He and his fellow Party members lobbied aggressively against aid to Britain, American re-armament and against FDR’s selective service act, which passed in 1940 by one vote. If it hadn’t, things would have been very different after Pearl Harbor. The Almanac’s 78 recording, Songs for John Doe was so subversive even Eleanor Roosevelt, a fan of the group, denounced it.

That changed abruptly in June, 1940, when Hitler invaded Russia. Then, Seeger and his friends started singing a brand new tune, urging America to get into the war and save Stalin’s posterior. In a true 1984-style example of revisionism, Seeger and his pals had all the available copies of Songs for John Doe recalled and destroyed…although enough copies remained in a few people’s hands so that we can see exactly how hypocritical, radical and anti-American these people were.
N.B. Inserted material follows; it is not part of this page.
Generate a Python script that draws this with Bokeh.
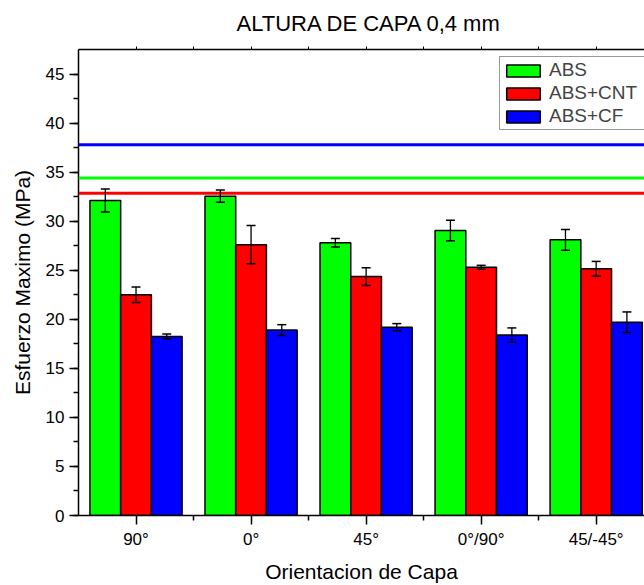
import numpy as np
from bokeh.plotting import figure
from bokeh.models import (Range1d, FixedTicker, LinearAxis, Whisker, TeeHead,
                          ColumnDataSource, Legend, LegendItem, Span)
from bokeh.embed import file_html
from bokeh.resources import INLINE

# ---------------- data ----------------
title_text = "ALTURA DE CAPA 0,4 mm"
categories = ["90°", "0°", "45°", "0°/90°", "45/-45°"]
series = ["ABS", "ABS+CNT", "ABS+CF"]
abs_vals = [32.1, 32.55, 27.8, 29.05, 28.1]
abs_err = [1.17, 0.62, 0.43, 1.05, 1.05]
cnt_vals = [22.5, 27.6, 24.35, 25.3, 25.15]
cnt_err = [0.8, 1.95, 0.9, 0.2, 0.75]
cf_vals = [18.25, 18.9, 19.2, 18.4, 19.7]
cf_err = [0.25, 0.55, 0.36, 0.72, 1.05]
ref_lines = [34.4, 32.85, 37.8]   # ABS, ABS+CNT, ABS+CF reference levels
colors = ["#00ff00", "#ff0000", "#0000ff"]

FONT = "Liberation Sans"
bar_w = 0.267
offsets = [-bar_w, 0.0, bar_w]

p = figure(width=644, height=585, output_backend="svg", toolbar_location=None,
           x_range=Range1d(0.5, 5.42), y_range=Range1d(0, 47.5),
           min_border_left=78, min_border_right=0, min_border_top=49,
           min_border_bottom=70, background_fill_color="white",
           border_fill_color="white")
p.outline_line_color = None
p.grid.visible = False

p.title.text = title_text
p.title.text_font = FONT
p.title.text_font_size = "22px"
p.title.text_font_style = "normal"
p.title.text_color = "black"
p.title.align = "left"
p.title.offset = 158
p.title.vertical_align = "top"
p.title.standoff = 18

xs_base = np.arange(1, len(categories) + 1)
all_vals = [abs_vals, cnt_vals, cf_vals]
all_errs = [abs_err, cnt_err, cf_err]

renderers = []
for name, vals, errs, col, off in zip(series, all_vals, all_errs, colors, offsets):
    v = np.array(vals)
    e = np.array(errs)
    src = ColumnDataSource(dict(x=xs_base + off, top=v, upper=v + e, lower=v - e))
    r = p.vbar(x="x", top="top", width=bar_w, source=src, fill_color=col,
               line_color="black", line_width=1.5)
    renderers.append(r)
    w = Whisker(base="x", upper="upper", lower="lower", source=src, level="overlay",
                line_color="black", line_width=1.3,
                upper_head=TeeHead(size=9, line_width=1.5, line_color="black"),
                lower_head=TeeHead(size=9, line_width=1.5, line_color="black"))
    p.add_layout(w)

for lvl, col in zip(ref_lines, colors):
    p.add_layout(Span(location=lvl, dimension="width", line_color=col, line_width=3))

# axes
xax = p.xaxis[0]
xax.ticker = FixedTicker(ticks=list(xs_base), minor_ticks=list(xs_base[:-1] + 0.5))
xax.major_label_overrides = {int(i): c for i, c in zip(xs_base, categories)}
xax.axis_label = "Orientacion de Capa"
yax = p.yaxis[0]
yax.ticker = FixedTicker(ticks=list(range(0, 50, 5)), minor_ticks=list(np.arange(0, 47.5, 2.5)))
yax.axis_label = "Esfuerzo Maximo (MPa)"
for ax in (xax, yax):
    ax.axis_line_width = 1.5
    ax.axis_line_color = "black"
    ax.major_tick_line_width = 1.5
    ax.minor_tick_line_width = 1.5
    ax.major_tick_out = 9
    ax.major_tick_in = 0
    ax.minor_tick_out = 5
    ax.minor_tick_in = 0
    ax.major_label_text_font = FONT
    ax.major_label_text_font_size = "17px"
    ax.major_label_text_color = "black"
    ax.major_label_standoff = 5
    ax.axis_label_text_font = FONT
    ax.axis_label_text_font_size = "21px"
    ax.axis_label_text_font_style = "normal"
    ax.axis_label_text_color = "black"
    ax.axis_label_standoff = 8
yax.axis_label_standoff = 9

top = LinearAxis(ticker=FixedTicker(ticks=list(xs_base), minor_ticks=list(xs_base[:-1] + 0.5)),
                 axis_line_width=1.5, major_tick_out=3, major_tick_in=0,
                 minor_tick_out=3, minor_tick_in=0, major_tick_line_width=1,
                 minor_tick_line_width=1, major_label_text_color=None,
                 major_label_text_font_size="1px", major_label_standoff=0)
p.add_layout(top, "above")

legend = Legend(items=[LegendItem(label=s, renderers=[r]) for s, r in zip(series, renderers)],
                location=(421, 385), label_text_font=FONT, label_text_font_size="19px",
                glyph_width=42, glyph_height=15, label_standoff=5, padding=2,
                label_width=96, spacing=1, margin=0, border_line_color="#333333",
                border_line_width=1, background_fill_color="white",
                background_fill_alpha=1.0)
p.add_layout(legend)

open("out.html", "w").write(file_html(p, INLINE))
After the war, Seeger remained active in shilling for Stalin and his successors. He was one of the leaders calling for clemency for the Rosenbergs, the spies who gave Stalin the atom bomb. Yes, the great world peace advocate had no problem with a homicidal maniac and mass murderer like Stalin getting the bomb.

In 1945, Seeger put together something called People’s Songs, Inc, an organization designed to “create, promote and distribute songs of labor and the American People.”

Here’s what the California Senate fact finding committee had to say about it:

“People’s Songs is a vital Communist front … one which has spawned a horde of lesser fronts in the fields of music, stage entertainment, choral singing, folk dancing, recording, radio transcriptions and similar fields. It especially is important to Communist proselytizing and propaganda work because of its emphasis on appeal to youth, and because of its organization and technique to provide entertainment for organizations and groups as a smooth opening wedge for Marxist-Leninist-Stalinist propaganda.”

Seeger was actually subpoenaed by the House Un-American Activities Committee in 1955, but refused to answer questions about his communist past and eventually refused to answer subpoenas. He was actually tried and convicted of contempt of Congress, but his conviction was overturned over a technicality.

Along with his commendable support for civil rights for blacks in America, Seeger continued to be a shill for the Soviets and ultra-Left causes throughout the years.

He was a big advocate of unilateral disarmament by the West, including the Soviet’s phony International Peace Petition. In spite of his image as a champion of freedom, he had nothing to say about the Soviet repression of democratic revolutions in Hungary in 1956, or in Czechoslovakia in 1968. And of course, he was a supporter of Fidel Castro and his executioner, Che Guevara.

He was predictably against the Vietnam War, but had nothing to say about the North Vietnamese gulags and fascist repression after the war, or Pol Pot and the Khmer Rouge’s Killing Fields in Cambodia.
He opposed President Reagan’s rearmament of the West after the Carter years, and was huge advocate of he Nuclear Freeze Movement of the 1980s, a Soviet-sponsored initiative that would have frozen Soviet nuclear and military superiority in place and stopped Reagan from defeating the Evil Empire.

Much more at the link.

In our non-Council category, the winner was Kevin Williamson/NRO for Great Caesar’s Ghost, submitted by Joshuapundit. Written the day of President Obama’s SOTU snoozefest, it takes apart the entire institution with wit and savage precision. Do read it.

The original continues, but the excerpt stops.